Journalist Latus’s straight-shooting memoir about dutiful Catholic sisters growing up in 1970s Michigan dilates into a haunting story of abuse at the hands of the men in their lives.
In 2002, the author picked up the phone to learn that her younger sister was missing and the prime suspect was Amy’s freeloading ex-con boyfriend. In the ensuing chapters about the sisters’ childhood and youth, Latus attempts to figure what went wrong in the relationships both women endured with the men they loved. Clues begin to center around their father, an insurance salesman who is both seductive and hypercritical. On the one hand, when Janine is a girl, he routinely tells her how flat-chested she is, what a stupid laugh she has. On the other, he “feels her up” with his eyes and praises her sexy legs. Her mother remains passive while the girls’ Catholic religious teaching hammers home the message that women are seductresses and men have uncontrollable urges.
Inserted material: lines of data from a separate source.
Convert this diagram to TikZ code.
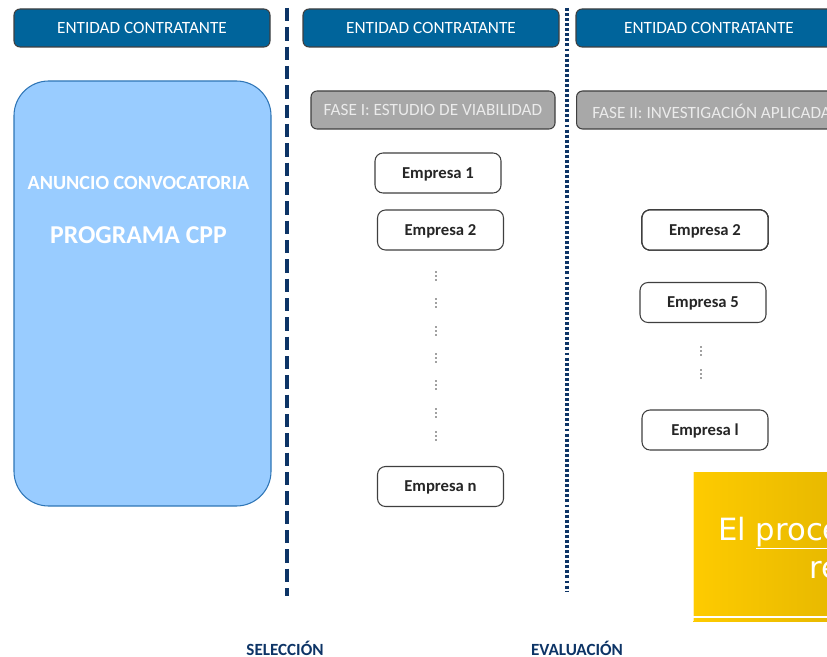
\documentclass[tikz,border=0pt]{standalone}
\usepackage{fontspec}
\setmainfont{Carlito}
\newfontfamily\amarillofont{DejaVu Sans}
\usetikzlibrary{positioning}
\definecolor{cabecera}{HTML}{00649B}
\definecolor{borde}{HTML}{3F3F3F}
\definecolor{celeste}{HTML}{99CCFF}
\definecolor{celesteborde}{HTML}{2E75B6}
\definecolor{fase}{HTML}{A8A8A8}
\definecolor{marino}{HTML}{0D3466}
\definecolor{oro}{HTML}{FECB00}
\definecolor{orooscuro}{HTML}{DDB000}
\tikzset{cab/.append style={draw=borde,fill=cabecera,rounded corners=4.5pt,line width=0.8pt,
  minimum width=192pt,minimum height=28.5pt,text=white,text height=0.9em,text depth=0pt,
  font=\fontsize{12.9}{14}\selectfont}}
\tikzset{fs/.append style={draw=borde,fill=fase,rounded corners=4.5pt,line width=0.8pt,
  minimum width=183pt,minimum height=28.5pt,text=white!92!black,text height=0.8em,text depth=0pt,
  font=\fontsize{12.9}{14}\selectfont}}
\tikzset{emp/.append style={draw=borde,fill=white,rounded corners=6pt,line width=0.8pt,
  minimum width=94.5pt,minimum height=30pt,text height=0.8em,text depth=0pt,
  font=\bfseries\fontsize{12.5}{14}\selectfont,text=black!85}}
\tikzset{etapa/.append style={font=\bfseries\fontsize{12.8}{14}\selectfont,text=marino}}
\newcommand{\puntos}[2]{\foreach \d in {-4,0,4} \fill[black!75] (#1,#2+\d) circle (0.9);}

\begin{document}
\begin{tikzpicture}[x=0.75pt,y=-0.75pt]
                \useasboundingbox (0,0) rectangle (827,656);
                \clip (0,0) rectangle (827,656);
                % cabeceras
                \node[cab] (c1) at (142,28) {ENTIDAD CONTRATANTE};
                \node[cab] (c2) at (431,28) {ENTIDAD CONTRATANTE};
                \node[cab,minimum width=199.5pt] (c3) at (709,28) {ENTIDAD CONTRATANTE};
                % divisiones
                \coordinate (d1a) at (287,8);
                \coordinate (d1b) at (287,596);
                \coordinate (d2a) at (567,8);
                \coordinate (d2b) at (567,591);
                \draw[marino,line width=2.4pt,dash pattern=on 10pt off 4.5pt] (d1a) -- (d1b);
                \draw[marino,line width=2.4pt,dash pattern=on 2.2pt off 1.6pt] (d2a) -- (d2b);
                % convocatoria
                \node[draw=celesteborde,fill=celeste,rounded corners=26pt,line width=0.8pt,
                  minimum width=192.75pt,minimum height=318.75pt] (conv) at (142.5,293.5) {};
                \node[text=white,font=\bfseries\fontsize{15.1}{17}\selectfont] (anuncio) at (138.5,183) {ANUNCIO CONVOCATORIA};
                \node[text=white,font=\bfseries\fontsize{19.3}{21}\selectfont] (prog) at (138.5,235) {PROGRAMA CPP};
                % fases
                \node[fs] (f1) at (433,110) {FASE I: ESTUDIO DE VIABILIDAD};
                \node[fs,minimum width=200pt,anchor=west] (f2) at (576,110) {};
                \node[text=white!92!black,font=\fontsize{12.9}{14}\selectfont,anchor=west,inner sep=0pt] (f2t) at (592,111) {FASE II: INVESTIGACIÓN APLICADA};
                % empresas fase I
                \node[emp] (e1) at (438,173) {Empresa 1};
                \node[emp] (e2) at (440.5,230) {Empresa 2};
                \node[emp] (en) at (440.5,486.5) {Empresa n};
                \foreach \y in {276,303,331,358,385,413,436}
                  \puntos{436}{\y}
                % empresas fase II
                \node[emp] (g2) at (705,230) {Empresa 2};
                \node[emp] (g5) at (703,302.5) {Empresa 5};
                \node[emp] (gl) at (705,430) {Empresa l};
                \foreach \y in {351,374}
                  \puntos{701}{\y}
                % recuadro amarillo
                \fill[left color=oro,right color=orooscuro] (693,472) rectangle (900,621);
                \draw[white!70!oro,line width=0.6pt] (693.5,472) -- (693.5,621);
                \draw[white,line width=0.9pt] (693,617) -- (900,617);
                \node[anchor=base west,inner sep=0pt,text=white,font=\amarillofont\fontsize{23}{26}\selectfont] (txa) at (718,540) {El \underline{proce\hspace{6pt}}};
                \node[anchor=base west,inner sep=0pt,text=white,font=\amarillofont\fontsize{23}{26}\selectfont] (txb) at (809,578) {re};
                % etapas
                \node[etapa] (sel) at (285,648) {SELECCIÓN};
                \node[etapa] (eva) at (577,648) {EVALUACIÓN};
\end{tikzpicture}
\end{document}
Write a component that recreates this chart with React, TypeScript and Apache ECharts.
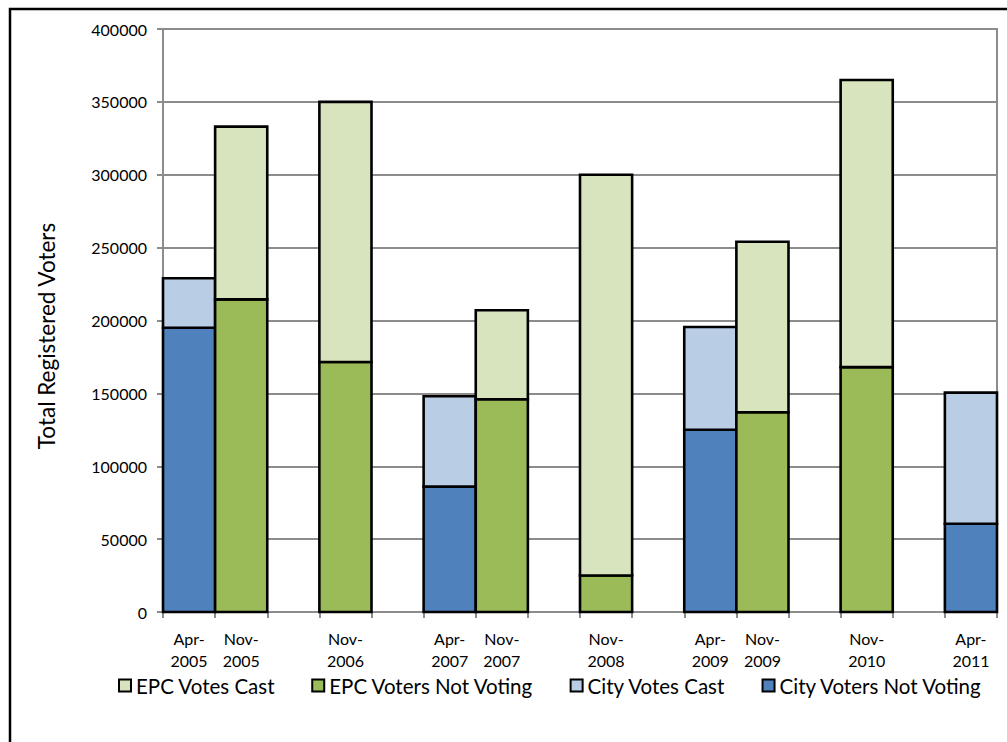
import React, { useEffect, useRef } from "react";
import * as echarts from "echarts";

// Election slots along the x axis; blank entries are years without a vote.
const categories = [
  "Apr-\n2005", "Nov-\n2005", "", "Nov-\n2006", "", "Apr-\n2007", "Nov-\n2007", "",
  "Nov-\n2008", "", "Apr-\n2009", "Nov-\n2009", "", "Nov-\n2010", "", "Apr-\n2011",
];

const cityNotVoting = [195000, null, null, null, null, 86000, null, null, null, null, 125000, null, null, null, null, 60500];
const cityVotesCast = [34000, null, null, null, null, 62000, null, null, null, null, 70500, null, null, null, null, 90000];
const epcNotVoting = [null, 214500, null, 171500, null, null, 146000, null, 25000, null, null, 137000, null, 168000, null, null];
const epcVotesCast = [null, 118500, null, 178500, null, null, 61000, null, 275000, null, null, 117000, null, 197000, null, null];

const legendOrder = ["EPC Votes Cast", "EPC Voters Not Voting", "City Votes Cast", "City Voters Not Voting"];

const FONT = "Lato";
const GRID_GRAY = "#8c8c8c";

type Cell = number | null;

// Stacked segment rows: [category index, segment bottom, segment top].
function segments(values: Cell[], below: Cell[] | null) {
  const rows: number[][] = [];
  values.forEach((v, i) => {
    if (v == null) return;
    const base = below && below[i] != null ? (below[i] as number) : 0;
    rows.push([i, base, base + v]);
  });
  return rows;
}

export default function App() {
  const ref = useRef<HTMLDivElement>(null);

  useEffect(() => {
    if (!ref.current) return;
    const chart = echarts.init(ref.current, undefined, { renderer: "svg" });

    // Bars are drawn as full-width rectangles whose black outlines sit on the
    // segment edges, so touching segments share one outline.
    const stackedBar = (name: string, rows: number[][], color: string) => ({
      name,
      type: "custom",
      itemStyle: { color },
      encode: { x: 0, y: [1, 2] },
      data: rows,
      renderItem: (_params: any, api: any) => {
        const idx = api.value(0);
        const bottom = api.coord([idx, api.value(1)]);
        const top = api.coord([idx, api.value(2)]);
        const w = api.size([1, 0])[0];
        return {
          type: "rect",
          shape: { x: bottom[0] - w / 2, y: top[1], width: w, height: bottom[1] - top[1] },
          style: { fill: color, stroke: "#000", lineWidth: 2.6 },
        };
      },
    });

    chart.setOption({
      animation: false,
      backgroundColor: "#fff",
      grid: {
        left: 163,
        right: 10,
        top: 29,
        bottom: 130,
        show: true,
        borderColor: GRID_GRAY,
        borderWidth: 2,
        backgroundColor: "transparent",
      },
      legend: {
        data: legendOrder,
        left: 113,
        top: 670,
        itemWidth: 12,
        itemHeight: 12,
        itemGap: 36,
        icon: "rect",
        itemStyle: { borderColor: "#000", borderWidth: 2 },
        textStyle: { fontFamily: FONT, fontSize: 20.5, color: "#000" },
      },
      xAxis: {
        type: "category",
        data: categories,
        axisLine: { show: true, lineStyle: { color: GRID_GRAY, width: 2 } },
        axisTick: { show: true, alignWithLabel: false, interval: 0, length: 6, lineStyle: { color: GRID_GRAY, width: 2 } },
        axisLabel: {
          interval: 0,
          margin: 15,
          fontFamily: FONT,
          fontSize: 16,
          lineHeight: 22,
          color: "#000",
        },
        splitLine: { show: false },
      },
      yAxis: {
        type: "value",
        min: 0,
        max: 400000,
        interval: 50000,
        axisLine: { show: true, lineStyle: { color: GRID_GRAY, width: 2 } },
        axisTick: { show: true, length: 6, lineStyle: { color: GRID_GRAY, width: 2 } },
        axisLabel: {
          margin: 16,
          fontFamily: FONT,
          fontSize: 16,
          color: "#000",
          formatter: (v: number) => String(v),
        },
        splitLine: { show: true, lineStyle: { color: GRID_GRAY, width: 2 } },
      },
      series: [
        stackedBar("City Voters Not Voting", segments(cityNotVoting, null), "#4f81bd"),
        stackedBar("City Votes Cast", segments(cityVotesCast, cityNotVoting), "#b9cde5"),
        stackedBar("EPC Voters Not Voting", segments(epcNotVoting, null), "#9bbb59"),
        stackedBar("EPC Votes Cast", segments(epcVotesCast, epcNotVoting), "#d7e4bd"),
      ],
      graphic: [
        {
          type: "text",
          x: 46,
          y: 336,
          rotation: Math.PI / 2,
          style: {
            text: "Total Registered Voters",
            fontFamily: FONT,
            fontSize: 22.5,
            fill: "#000",
            align: "center",
            verticalAlign: "middle",
          },
        },
        {
          type: "rect",
          shape: { x: 10, y: 9, width: 1030, height: 780 },
          style: { fill: "none", stroke: "#000", lineWidth: 2.5 },
          silent: true,
        },
      ],
    });

    return () => chart.dispose();
  }, []);

  return (
    <div
      ref={ref}
      style={{ position: "fixed", left: 0, top: 0, width: 1007, height: 742, background: "#fff" }}
    />
  );
}
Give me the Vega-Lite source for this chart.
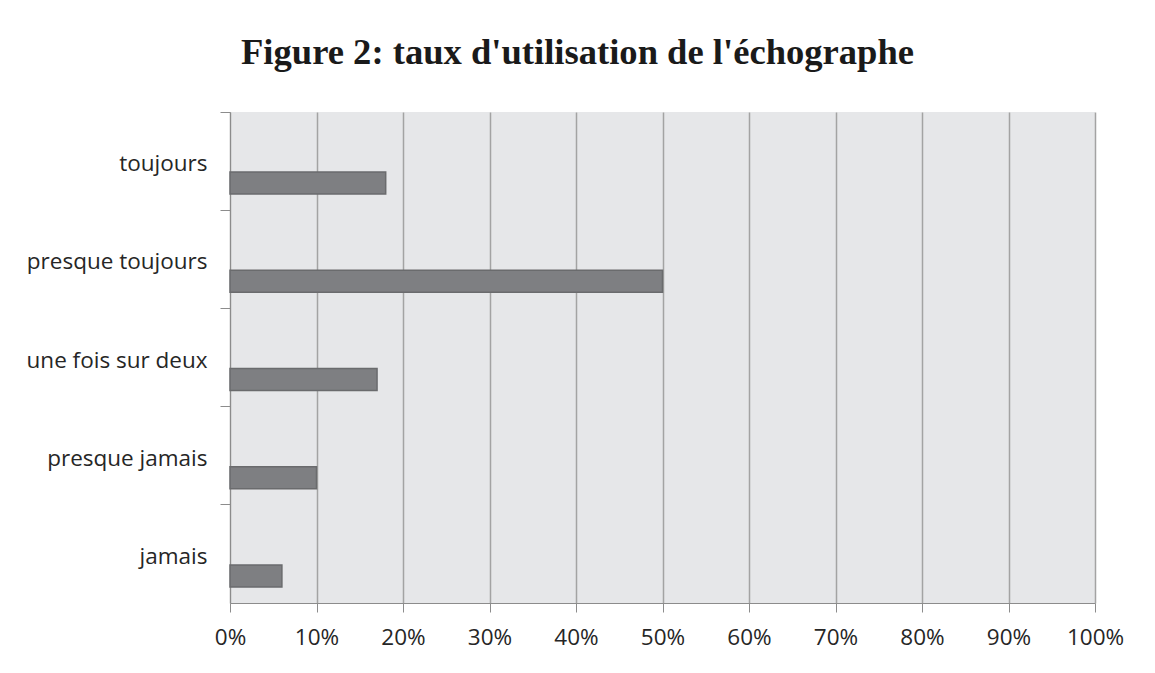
{
  "$schema": "https://vega.github.io/schema/vega-lite/v6.json",
  "width": 865,
  "height": 491,
  "autosize": {"type": "none"},
  "padding": {"left": 230, "top": 112, "right": 60, "bottom": 70},
  "background": "white",
  "title": {
    "text": "Figure 2: taux d'utilisation de l'échographe",
    "font": "Liberation Serif",
    "fontSize": 36.6,
    "fontWeight": "bold",
    "color": "#1a1a1a",
    "anchor": "middle",
    "dx": -85,
    "offset": 40
  },
  "data": {
    "values": [
      {"categorie": "toujours", "taux": 0.18},
      {"categorie": "presque toujours", "taux": 0.50},
      {"categorie": "une fois sur deux", "taux": 0.17},
      {"categorie": "presque jamais", "taux": 0.10},
      {"categorie": "jamais", "taux": 0.06}
    ]
  },
  "mark": {
    "type": "bar",
    "height": 22,
    "yOffset": 22,
    "fill": "#7e7f82",
    "stroke": "#6a6b6d",
    "strokeWidth": 1.5
  },
  "encoding": {
    "y": {
      "field": "categorie",
      "type": "nominal",
      "sort": null,
      "title": null,
      "scale": {"paddingInner": 0, "paddingOuter": 0},
      "axis": {
        "bandPosition": 0,
        "tickSize": 10,
        "tickColor": "#8c8c8c",
        "domainColor": "#8c8c8c",
        "labelPadding": 13,
        "labelLimit": 0,
        "labelFont": "Open Sans",
        "labelFontSize": 22.5,
        "labelColor": "#262626",
        "labelOffset": 3,
        "grid": false
      }
    },
    "x": {
      "field": "taux",
      "type": "quantitative",
      "title": null,
      "scale": {"domain": [0, 1], "nice": false},
      "axis": {
        "format": ".0%",
        "values": [0, 0.1, 0.2, 0.3, 0.4, 0.5, 0.6, 0.7, 0.8, 0.9, 1],
        "labelFlush": false,
        "grid": true,
        "gridColor": "#a3a3a3",
        "gridWidth": 1.5,
        "tickSize": 9,
        "tickColor": "#8c8c8c",
        "domainColor": "#8c8c8c",
        "labelPadding": 14,
        "labelFont": "Open Sans",
        "labelFontSize": 22.5,
        "labelColor": "#262626"
      }
    }
  },
  "config": {
    "view": {"fill": "#e6e7e9", "stroke": null}
  }
}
Obviously, the only way for someone as pathetic as Janine to get men’s approval is by sleeping with them; she grows into a rebellious, fairly promiscuous, academic dilettante. Janine graduates and marries her lover (after he gets a divorce). Stuck at home, much younger Amy marries early, gains weight and lets her education languish. But she eventually gets a divorce, builds a career as a pricing analyst and starts over. Then she meets a dangerous, two-timing criminal who’s obviously bad news—but he keeps telling Amy he loves her. Just as the author finds the courage to turn around her life, Amy dies. And Dad’s still clueless, telling suggestive stories about his daughter at the memorial service. Latus writes here to save the lives of women like her sister and herself, so desperate for love that they’ll pay any price for it.
An honest, unsparing look at the deadly erosion of self-worth.